Al día siguiente, frustrados, los viajeros abandonaron «Corobeda» a bordo del Homeward Bound rumbo al norte. El 4 de marzo hicieron escala en Camariñas [«Camerina»], donde Ingvald pudo practicar su inglés con un viejo capitán español jubilado, quien, en el momento de zarpar dos jornadas más tarde, los despidió desde el balcón de su casa agitando un pañuelo blanco mientras los gentiles vecinos se apiñaban en el muelle para decirles adiós y ellos correspondían a tanta hidalguía inclinando la bandera [«dipping the ensigne», un ceremonial náutico en señal de saludo arraigado en algunos países anglosajones] .
Buenas vibraciones que se diluyeron con la visita de los agentes de aduanas en busca de material de contrabando. Vinieron el 10. Vinieron el 11. Y habían prometido venir el 12 cuando los noruegos, hasta las pelotas, enfilaron el Cantábrico sin mirar atrás.
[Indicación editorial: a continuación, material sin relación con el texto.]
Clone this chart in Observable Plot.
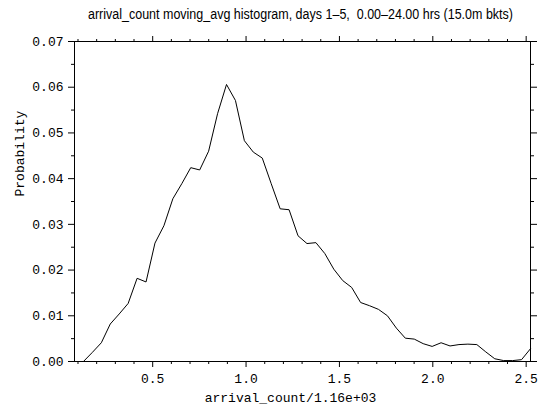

Tras su estela nos dejaron un revólver, varias prendas, un telescopio, un rifle Martini-Henry y la extraña pronunciación de nuestros pueblos: Corobeda por Corrubedo, Coril por Carril, Santa Ocania por Santa Eugenia, Ponto Vedro por Pontevedra, Poblo por Puebla…
¿Y qué carajo será conja?
¿Coñac?

10/02/2019 at 14:05
Extraordinarios locos, extraordinarios personajes, extraordinaria aventura. Enhorabuena por esta publicación.